GOAL OF THE EXERCISE: Tally the lines that hold the word "matplotlib" and reply with that figure only.

RECORDS PROVIDED:
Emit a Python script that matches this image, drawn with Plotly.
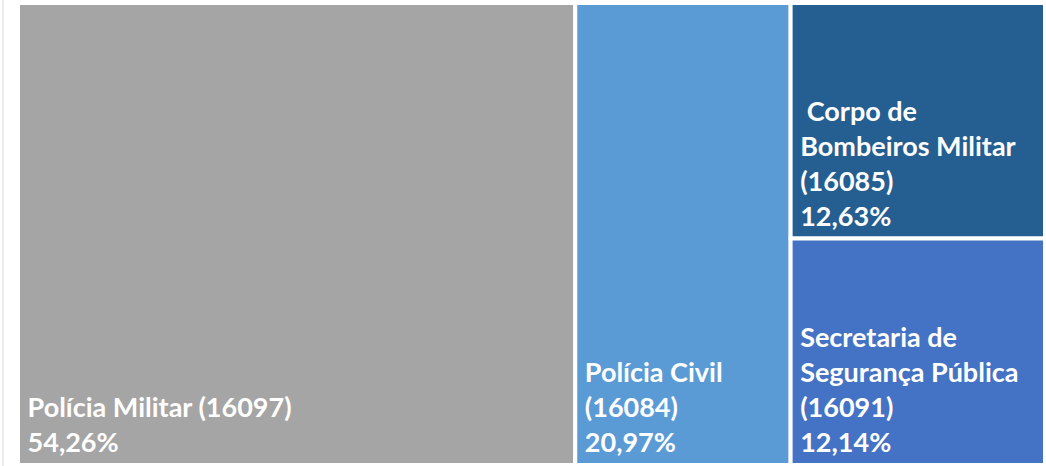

...

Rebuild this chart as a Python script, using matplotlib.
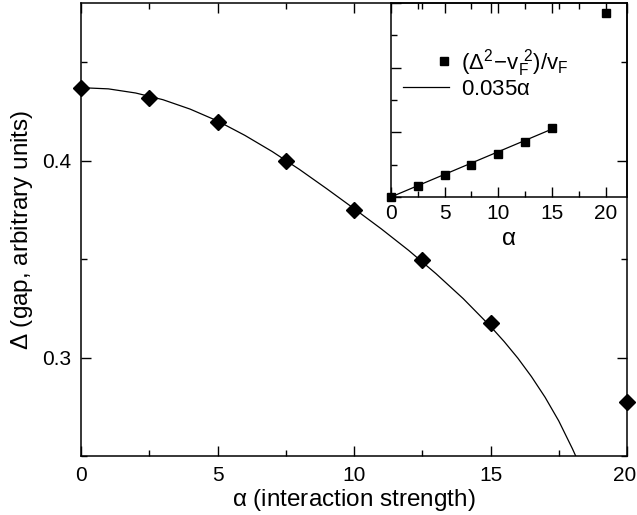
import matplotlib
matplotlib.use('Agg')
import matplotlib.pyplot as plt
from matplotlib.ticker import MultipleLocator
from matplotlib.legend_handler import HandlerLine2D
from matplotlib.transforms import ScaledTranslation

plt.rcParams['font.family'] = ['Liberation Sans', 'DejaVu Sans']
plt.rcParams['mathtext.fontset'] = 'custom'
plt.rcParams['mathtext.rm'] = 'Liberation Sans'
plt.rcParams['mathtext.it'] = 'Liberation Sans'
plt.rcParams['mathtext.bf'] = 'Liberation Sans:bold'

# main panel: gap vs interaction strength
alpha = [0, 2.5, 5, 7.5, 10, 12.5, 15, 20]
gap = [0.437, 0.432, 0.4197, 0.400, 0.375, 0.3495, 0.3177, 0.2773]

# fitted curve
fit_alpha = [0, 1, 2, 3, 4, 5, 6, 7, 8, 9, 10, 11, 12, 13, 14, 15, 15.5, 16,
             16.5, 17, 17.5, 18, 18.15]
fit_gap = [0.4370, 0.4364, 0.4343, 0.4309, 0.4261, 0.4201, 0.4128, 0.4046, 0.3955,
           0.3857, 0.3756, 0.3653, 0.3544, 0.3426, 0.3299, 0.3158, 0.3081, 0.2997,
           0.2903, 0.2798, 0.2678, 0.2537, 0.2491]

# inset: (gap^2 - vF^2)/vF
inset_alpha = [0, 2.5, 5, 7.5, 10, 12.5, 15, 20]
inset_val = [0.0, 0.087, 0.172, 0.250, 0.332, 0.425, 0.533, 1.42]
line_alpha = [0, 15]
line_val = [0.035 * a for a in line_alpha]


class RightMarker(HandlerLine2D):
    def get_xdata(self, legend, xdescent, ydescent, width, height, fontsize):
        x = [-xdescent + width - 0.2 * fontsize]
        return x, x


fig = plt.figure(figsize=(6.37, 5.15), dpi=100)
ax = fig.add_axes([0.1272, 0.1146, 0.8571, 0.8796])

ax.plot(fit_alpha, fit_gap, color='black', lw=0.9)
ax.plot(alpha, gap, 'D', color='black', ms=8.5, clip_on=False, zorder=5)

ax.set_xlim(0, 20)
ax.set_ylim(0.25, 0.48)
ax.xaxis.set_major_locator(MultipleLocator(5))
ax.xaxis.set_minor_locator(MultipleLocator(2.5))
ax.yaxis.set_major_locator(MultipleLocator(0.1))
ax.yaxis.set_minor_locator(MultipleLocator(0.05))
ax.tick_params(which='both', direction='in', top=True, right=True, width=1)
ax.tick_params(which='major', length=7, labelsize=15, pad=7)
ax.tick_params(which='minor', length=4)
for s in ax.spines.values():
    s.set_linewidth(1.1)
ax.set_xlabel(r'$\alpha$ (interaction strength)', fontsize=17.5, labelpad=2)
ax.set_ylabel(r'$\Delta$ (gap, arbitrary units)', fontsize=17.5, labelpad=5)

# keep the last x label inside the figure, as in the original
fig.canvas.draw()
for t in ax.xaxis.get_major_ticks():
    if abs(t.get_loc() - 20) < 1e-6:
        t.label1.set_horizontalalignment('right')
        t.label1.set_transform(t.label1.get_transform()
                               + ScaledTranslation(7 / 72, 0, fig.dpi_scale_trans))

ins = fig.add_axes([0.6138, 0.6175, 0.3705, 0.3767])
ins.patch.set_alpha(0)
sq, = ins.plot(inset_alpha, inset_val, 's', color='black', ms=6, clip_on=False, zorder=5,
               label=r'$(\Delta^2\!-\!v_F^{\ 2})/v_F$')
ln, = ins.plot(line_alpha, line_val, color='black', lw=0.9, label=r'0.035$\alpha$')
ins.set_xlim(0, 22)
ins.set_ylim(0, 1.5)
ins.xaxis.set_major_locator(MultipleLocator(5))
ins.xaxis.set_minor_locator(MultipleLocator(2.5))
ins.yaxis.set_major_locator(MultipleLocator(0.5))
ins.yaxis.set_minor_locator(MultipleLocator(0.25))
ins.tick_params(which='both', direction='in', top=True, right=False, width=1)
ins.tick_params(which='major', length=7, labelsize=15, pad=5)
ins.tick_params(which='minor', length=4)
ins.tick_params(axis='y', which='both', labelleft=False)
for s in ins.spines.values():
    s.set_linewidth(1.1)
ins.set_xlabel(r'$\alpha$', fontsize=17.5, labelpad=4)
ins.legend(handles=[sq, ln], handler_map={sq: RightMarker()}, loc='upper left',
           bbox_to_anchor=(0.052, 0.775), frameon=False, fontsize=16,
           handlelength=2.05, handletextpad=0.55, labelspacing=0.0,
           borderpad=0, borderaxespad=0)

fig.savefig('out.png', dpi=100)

---

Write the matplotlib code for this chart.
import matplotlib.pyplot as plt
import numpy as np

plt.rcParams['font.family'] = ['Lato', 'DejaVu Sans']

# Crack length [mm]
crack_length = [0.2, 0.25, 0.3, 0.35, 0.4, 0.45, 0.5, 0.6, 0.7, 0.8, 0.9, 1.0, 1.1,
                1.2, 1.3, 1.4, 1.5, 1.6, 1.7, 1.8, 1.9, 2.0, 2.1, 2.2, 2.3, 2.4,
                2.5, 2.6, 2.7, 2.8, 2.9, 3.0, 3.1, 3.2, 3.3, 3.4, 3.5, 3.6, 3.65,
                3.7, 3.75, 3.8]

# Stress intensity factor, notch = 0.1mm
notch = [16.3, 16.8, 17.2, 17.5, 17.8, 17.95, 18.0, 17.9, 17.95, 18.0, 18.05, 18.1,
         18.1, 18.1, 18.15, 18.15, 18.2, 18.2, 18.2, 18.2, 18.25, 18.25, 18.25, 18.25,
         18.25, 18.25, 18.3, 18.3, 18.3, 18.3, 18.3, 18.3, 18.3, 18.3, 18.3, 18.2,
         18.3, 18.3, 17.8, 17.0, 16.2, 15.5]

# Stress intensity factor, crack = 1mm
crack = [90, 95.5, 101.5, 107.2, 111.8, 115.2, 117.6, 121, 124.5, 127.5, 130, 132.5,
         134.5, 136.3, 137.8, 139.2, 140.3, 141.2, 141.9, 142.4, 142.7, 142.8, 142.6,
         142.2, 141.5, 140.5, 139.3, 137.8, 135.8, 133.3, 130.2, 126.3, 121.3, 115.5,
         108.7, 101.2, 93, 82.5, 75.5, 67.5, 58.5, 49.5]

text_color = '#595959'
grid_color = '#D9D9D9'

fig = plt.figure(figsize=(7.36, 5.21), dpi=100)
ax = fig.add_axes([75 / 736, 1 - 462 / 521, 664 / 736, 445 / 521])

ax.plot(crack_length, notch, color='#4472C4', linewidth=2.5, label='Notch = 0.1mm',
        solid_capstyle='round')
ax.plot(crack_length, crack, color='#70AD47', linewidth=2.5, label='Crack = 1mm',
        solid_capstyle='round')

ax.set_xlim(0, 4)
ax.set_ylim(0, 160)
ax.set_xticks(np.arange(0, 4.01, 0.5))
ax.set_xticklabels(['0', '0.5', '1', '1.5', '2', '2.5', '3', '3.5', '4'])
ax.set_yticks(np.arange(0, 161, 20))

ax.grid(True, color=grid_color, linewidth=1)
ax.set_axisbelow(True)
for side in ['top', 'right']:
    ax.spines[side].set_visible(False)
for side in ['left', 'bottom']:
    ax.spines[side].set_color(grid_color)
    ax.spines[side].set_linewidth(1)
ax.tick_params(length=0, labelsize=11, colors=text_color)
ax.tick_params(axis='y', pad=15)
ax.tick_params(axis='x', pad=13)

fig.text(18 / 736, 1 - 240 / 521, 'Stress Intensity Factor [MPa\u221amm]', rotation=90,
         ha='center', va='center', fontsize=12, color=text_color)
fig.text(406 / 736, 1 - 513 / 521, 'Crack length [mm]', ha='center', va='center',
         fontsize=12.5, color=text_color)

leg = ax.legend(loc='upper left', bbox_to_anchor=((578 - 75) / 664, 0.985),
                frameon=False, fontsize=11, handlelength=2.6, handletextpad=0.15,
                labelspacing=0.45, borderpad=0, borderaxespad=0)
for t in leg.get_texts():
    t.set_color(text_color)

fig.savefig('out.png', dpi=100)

RIGHT ANSWER: 9